## Begin Dataset extract
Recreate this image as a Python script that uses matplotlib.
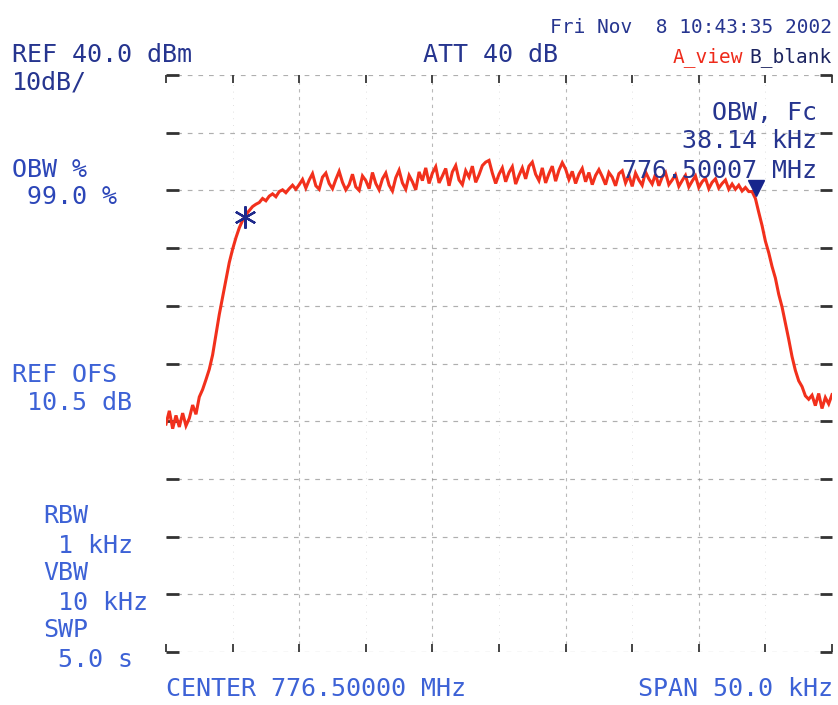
import numpy as np
import matplotlib
matplotlib.use("Agg")
import matplotlib.pyplot as plt

ref_level_dbm = 40.0
db_per_div = 10.0
center_mhz = 776.50000
span_khz = 50.0

# trace amplitude in dBm, sweep from -25 kHz to +25 kHz (201 points)
trace_left = [-20.5, -18.2, -21.3, -19.0, -21.0, -18.6, -20.8, -19.5, -17.2, -18.8,
              -15.8, -14.5, -12.8, -11.0, -8.5, -5.0, -1.5, 1.5, 4.5, 7.5,
              9.8, 11.8, 13.5, 14.8, 15.8, 16.5, 17.2, 17.6, 17.9, 18.6,
              18.2, 19.0, 19.4, 18.9, 19.8, 20.1, 19.6, 20.3, 20.9, 20.2, 21.0]
trace_plateau_a = [21.9, 20.4, 21.8, 22.9, 20.8, 20.2, 22.3, 23.0, 21.2, 20.3,
                   21.9, 23.3, 21.4, 20.1, 21.0, 22.8, 20.6, 20.0, 22.5, 21.7,
                   20.3, 23.1, 21.2, 20.1, 22.0, 23.0, 20.9, 19.9, 22.2, 23.5,
                   21.3, 20.2, 22.6, 21.5, 20.1, 23.2]
trace_plateau_b = [21.7, 23.9, 21.2, 23.0, 24.1, 21.3, 22.5, 23.8, 20.8, 23.2,
                   24.3, 21.8, 21.0, 23.4, 22.3, 24.2, 21.4, 22.7, 24.3, 24.9,
                   25.2, 23.0, 21.2, 22.8, 23.9, 21.5, 23.1, 24.1, 21.1, 22.6,
                   23.9, 22.0, 24.2, 24.9, 22.8, 21.7, 23.9, 21.3, 22.9, 24.2,
                   21.6, 23.5, 24.8, 23.7, 21.9, 23.3, 21.2, 22.8, 23.8, 21.5,
                   23.1, 21.0, 22.6, 23.6]
trace_plateau_c = [22.4, 21.0, 23.1, 22.3, 20.8, 22.9, 23.4, 21.3, 22.6, 20.7,
                   23.0, 21.8, 20.9, 23.2, 22.0, 21.1, 22.8, 20.8, 22.3, 23.1,
                   21.0, 21.8, 22.7, 20.7, 21.7, 22.6, 20.6, 21.6, 22.5, 20.5,
                   21.5, 22.1, 20.3, 21.4, 22.0, 20.4, 21.2, 21.8, 20.2, 21.1,
                   20.2, 20.9, 19.9, 20.5, 19.8]
trace_right = [19.8, 18.6, 16.2, 13.9, 11.2, 9.2, 6.8, 4.8, 2.0, -0.2,
               -3.0, -5.8, -8.8, -11.2, -13.0, -14.0, -15.6, -16.2, -15.5, -17.3,
               -15.2, -17.8, -15.9, -17.0, -15.4]
trace_dbm = trace_left + trace_plateau_a + trace_plateau_b + trace_plateau_c + trace_right

# OBW markers (offset kHz, dBm)
obw_left_marker = (-19.07, 15.4)
obw_right_marker = (19.3, 20.4)

# annotation texts
date_text = "Fri Nov  8 10:43:35 2002"
ref_text = "REF 40.0 dBm"
scale_text = "10dB/"
att_text = "ATT 40 dB"
obw_label = ["OBW %", " 99.0 %"]
ofs_label = ["REF OFS", " 10.5 dB"]
bw_label = ["RBW", " 1 kHz", "VBW", " 10 kHz", "SWP", " 5.0 s"]
obw_result = ["OBW, Fc", "38.14 kHz", "776.50007 MHz"]
center_text = "CENTER 776.50000 MHz"
span_text = "SPAN 50.0 kHz"

# ---- figure ----
W, H = 838, 705
fig = plt.figure(figsize=(W / 100, H / 100), dpi=100)
fig.patch.set_facecolor("white")

def fx(px):
    return px / W

def fy(py):
    return 1 - py / H

ax = fig.add_axes([fx(166), fy(652), fx(832) - fx(166), fy(75) - fy(652)])
ax.set_facecolor("white")

n = len(trace_dbm)
freq_khz = np.linspace(-span_khz / 2, span_khz / 2, n)
bottom = ref_level_dbm - 10 * db_per_div
ax.set_xlim(-span_khz / 2, span_khz / 2)
ax.set_ylim(bottom, ref_level_dbm)

xt = np.linspace(-span_khz / 2, span_khz / 2, 11)
yt = np.linspace(bottom, ref_level_dbm, 11)

# graticule
for y in yt:
    ax.axhline(y, color="#7a7a7a", lw=0.85, dashes=(4, 5), alpha=0.6, zorder=1)
for i, x in enumerate(xt[1:-1], start=1):
    if i % 2 == 0:
        ax.axvline(x, color="#8a8a8a", lw=0.8, dashes=(3, 4), alpha=0.6, zorder=1)
    else:
        ax.axvline(x, color="#b5b5b5", lw=0.6, dashes=(1, 7), alpha=0.55, zorder=1)
ax.axvline(xt[-1], color="#9a9a9a", lw=0.6, dashes=(1, 6), alpha=0.6, zorder=1)

ax.set_xticks(xt)
ax.set_yticks(yt)
ax.tick_params(axis="y", which="both", left=True, right=True, direction="in",
               length=9, width=2.0, color="#333333", labelleft=False, labelright=False)
ax.tick_params(axis="x", which="both", top=True, bottom=True, direction="in",
               length=6, width=1.4, color="#444444", labelbottom=False, labeltop=False)
for s in ax.spines.values():
    s.set_visible(False)

# trace
ax.plot(freq_khz, trace_dbm, color="#f2301c", lw=2.2, zorder=3, solid_joinstyle="miter")

# markers
ax.plot(*obw_left_marker, marker=(6, 2, 0), ms=16, mew=1.6, color="#1f2a8c", zorder=4)
ax.plot(*obw_right_marker, marker="v", ms=12, color="#17258c", zorder=4)

# ---- texts ----
mono = "DejaVu Sans Mono"
dark = "#26358f"
mid = "#2c46b8"
light = "#3d62d6"
big = 18
small = 14

fig.text(fx(832), fy(33), date_text, family=mono, size=small, color=dark,
         ha="right", va="baseline")
fig.text(fx(12), fy(62), ref_text, family=mono, size=big, color=dark, va="baseline")
fig.text(fx(12), fy(90), scale_text, family=mono, size=big, color=dark, va="baseline")
fig.text(fx(423), fy(62), att_text, family=mono, size=big, color=dark, va="baseline")
fig.text(fx(832), fy(62), "B_blank", family=mono, size=small, color="#1c2460",
         ha="right", va="baseline")
fig.text(fx(743), fy(62), "A_view", family=mono, size=small,
         color="#ee2a1a", ha="right", va="baseline")

for txt, b in zip(obw_label, [177, 204]):
    fig.text(fx(12), fy(b), txt, family=mono, size=big, color=mid, va="baseline")
for txt, b in zip(ofs_label, [382, 410]):
    fig.text(fx(12), fy(b), txt, family=mono, size=big, color=light, va="baseline")
for txt, b in zip(bw_label, [523, 553, 580, 610, 637, 667]):
    fig.text(fx(43), fy(b), txt, family=mono, size=big, color=light, va="baseline")
for txt, b in zip(obw_result, [120, 148, 178]):
    fig.text(fx(817), fy(b), txt, family=mono, size=big, color=dark,
             ha="right", va="baseline", zorder=5)

fig.text(fx(166), fy(696), center_text, family=mono, size=big, color=light, va="baseline")
fig.text(fx(833), fy(696), span_text, family=mono, size=big, color=light,
         ha="right", va="baseline")

fig.savefig("out.png", dpi=100, facecolor="white")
## End Dataset extract
▸ **Work to be completed**: Exactly restate the lines from the beginning of the data through the line with "span_khz = 50.0", and no others, keeping pictures out.

▸ **Result of this task**:
Recreate this image as a Python script that uses matplotlib.
import numpy as np
import matplotlib
matplotlib.use("Agg")
import matplotlib.pyplot as plt

ref_level_dbm = 40.0
db_per_div = 10.0
center_mhz = 776.50000
span_khz = 50.0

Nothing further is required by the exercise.